YOUR GOAL — Transcribe the listing exactly, leaving out every picture.

DATA EXCERPT —
• • •

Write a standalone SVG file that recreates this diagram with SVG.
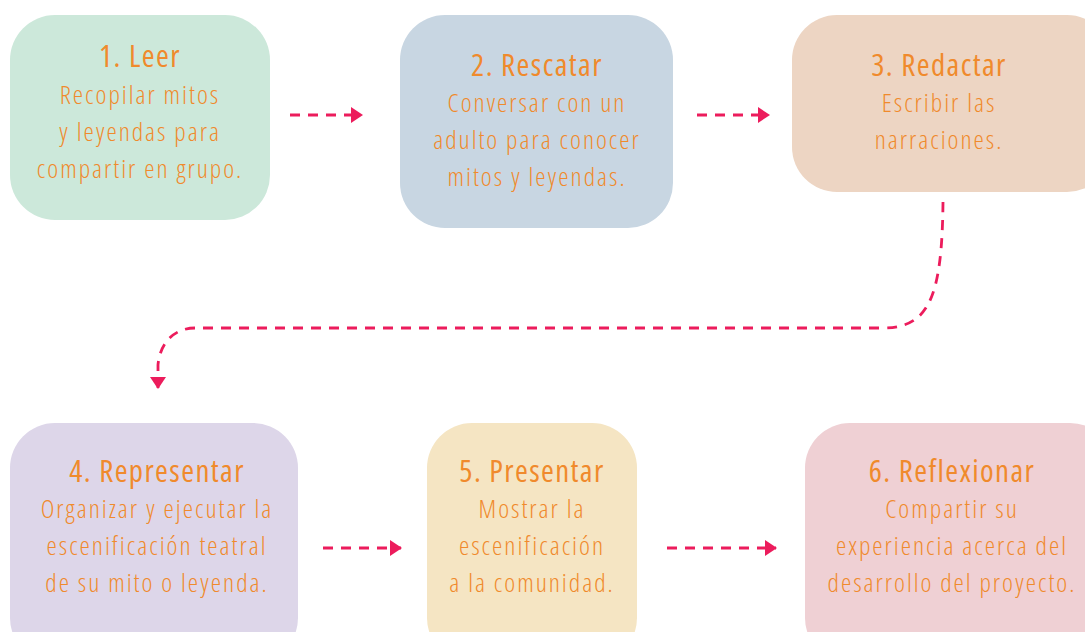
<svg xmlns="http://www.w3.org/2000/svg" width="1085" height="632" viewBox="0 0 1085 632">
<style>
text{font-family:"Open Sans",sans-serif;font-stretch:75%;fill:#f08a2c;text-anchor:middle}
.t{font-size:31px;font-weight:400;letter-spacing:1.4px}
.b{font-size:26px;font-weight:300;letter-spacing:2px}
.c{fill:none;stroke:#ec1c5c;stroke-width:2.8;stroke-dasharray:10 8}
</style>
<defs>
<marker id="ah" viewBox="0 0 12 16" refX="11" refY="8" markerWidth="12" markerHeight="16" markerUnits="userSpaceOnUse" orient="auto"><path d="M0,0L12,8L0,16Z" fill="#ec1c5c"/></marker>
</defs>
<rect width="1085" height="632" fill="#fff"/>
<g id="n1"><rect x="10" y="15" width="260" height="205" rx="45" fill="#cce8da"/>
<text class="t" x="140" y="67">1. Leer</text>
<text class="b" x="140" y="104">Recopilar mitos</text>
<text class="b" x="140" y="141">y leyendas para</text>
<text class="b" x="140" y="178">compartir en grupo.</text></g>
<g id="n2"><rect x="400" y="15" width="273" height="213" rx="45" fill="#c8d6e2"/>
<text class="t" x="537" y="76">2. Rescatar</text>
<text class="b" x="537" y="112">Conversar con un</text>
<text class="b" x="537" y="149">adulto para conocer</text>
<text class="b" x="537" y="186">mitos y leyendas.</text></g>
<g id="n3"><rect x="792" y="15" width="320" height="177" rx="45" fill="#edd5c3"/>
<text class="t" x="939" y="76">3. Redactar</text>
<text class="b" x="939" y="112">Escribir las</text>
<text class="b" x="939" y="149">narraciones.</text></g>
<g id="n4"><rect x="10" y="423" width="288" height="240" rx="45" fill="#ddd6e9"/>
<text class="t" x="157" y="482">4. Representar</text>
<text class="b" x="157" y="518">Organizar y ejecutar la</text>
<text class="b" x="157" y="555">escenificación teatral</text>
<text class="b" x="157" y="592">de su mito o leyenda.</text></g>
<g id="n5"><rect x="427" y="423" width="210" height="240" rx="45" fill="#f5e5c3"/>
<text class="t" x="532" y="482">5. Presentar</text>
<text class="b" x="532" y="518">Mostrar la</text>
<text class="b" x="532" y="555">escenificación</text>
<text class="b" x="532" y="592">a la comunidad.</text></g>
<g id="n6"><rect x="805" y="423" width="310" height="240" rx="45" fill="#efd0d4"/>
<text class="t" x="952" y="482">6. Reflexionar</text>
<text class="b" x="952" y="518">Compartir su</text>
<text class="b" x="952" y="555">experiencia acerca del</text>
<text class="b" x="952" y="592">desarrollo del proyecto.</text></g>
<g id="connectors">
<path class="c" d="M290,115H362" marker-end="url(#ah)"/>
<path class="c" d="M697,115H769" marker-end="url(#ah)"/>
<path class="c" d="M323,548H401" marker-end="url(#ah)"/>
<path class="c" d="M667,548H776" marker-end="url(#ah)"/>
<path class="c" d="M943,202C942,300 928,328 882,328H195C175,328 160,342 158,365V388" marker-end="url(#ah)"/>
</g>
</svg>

• • •

WRITTEN SOLUTION —
Write a standalone SVG file that recreates this diagram with SVG.
<svg xmlns="http://www.w3.org/2000/svg" width="1085" height="632" viewBox="0 0 1085 632">
<style>
text{font-family:"Open Sans",sans-serif;font-stretch:75%;fill:#f08a2c;text-anchor:middle}
.t{font-size:31px;font-weight:400;letter-spacing:1.4px}
.b{font-size:26px;font-weight:300;letter-spacing:2px}
.c{fill:none;stroke:#ec1c5c;stroke-width:2.8;stroke-dasharray:10 8}
</style>
<defs>
<marker id="ah" viewBox="0 0 12 16" refX="11" refY="8" markerWidth="12" markerHeight="16" markerUnits="userSpaceOnUse" orient="auto"><path d="M0,0L12,8L0,16Z" fill="#ec1c5c"/></marker>
</defs>
<rect width="1085" height="632" fill="#fff"/>
<g id="n1"><rect x="10" y="15" width="260" height="205" rx="45" fill="#cce8da"/>
<text class="t" x="140" y="67">1. Leer</text>
<text class="b" x="140" y="104">Recopilar mitos</text>
<text class="b" x="140" y="141">y leyendas para</text>
<text class="b" x="140" y="178">compartir en grupo.</text></g>
<g id="n2"><rect x="400" y="15" width="273" height="213" rx="45" fill="#c8d6e2"/>
<text class="t" x="537" y="76">2. Rescatar</text>
<text class="b" x="537" y="112">Conversar con un</text>
<text class="b" x="537" y="149">adulto para conocer</text>
<text class="b" x="537" y="186">mitos y leyendas.</text></g>
<g id="n3"><rect x="792" y="15" width="320" height="177" rx="45" fill="#edd5c3"/>
<text class="t" x="939" y="76">3. Redactar</text>
<text class="b" x="939" y="112">Escribir las</text>
<text class="b" x="939" y="149">narraciones.</text></g>
<g id="n4"><rect x="10" y="423" width="288" height="240" rx="45" fill="#ddd6e9"/>
<text class="t" x="157" y="482">4. Representar</text>
<text class="b" x="157" y="518">Organizar y ejecutar la</text>
<text class="b" x="157" y="555">escenificación teatral</text>
<text class="b" x="157" y="592">de su mito o leyenda.</text></g>
<g id="n5"><rect x="427" y="423" width="210" height="240" rx="45" fill="#f5e5c3"/>
<text class="t" x="532" y="482">5. Presentar</text>
<text class="b" x="532" y="518">Mostrar la</text>
<text class="b" x="532" y="555">escenificación</text>
<text class="b" x="532" y="592">a la comunidad.</text></g>
<g id="n6"><rect x="805" y="423" width="310" height="240" rx="45" fill="#efd0d4"/>
<text class="t" x="952" y="482">6. Reflexionar</text>
<text class="b" x="952" y="518">Compartir su</text>
<text class="b" x="952" y="555">experiencia acerca del</text>
<text class="b" x="952" y="592">desarrollo del proyecto.</text></g>
<g id="connectors">
<path class="c" d="M290,115H362" marker-end="url(#ah)"/>
<path class="c" d="M697,115H769" marker-end="url(#ah)"/>
<path class="c" d="M323,548H401" marker-end="url(#ah)"/>
<path class="c" d="M667,548H776" marker-end="url(#ah)"/>
<path class="c" d="M943,202C942,300 928,328 882,328H195C175,328 160,342 158,365V388" marker-end="url(#ah)"/>
</g>
</svg>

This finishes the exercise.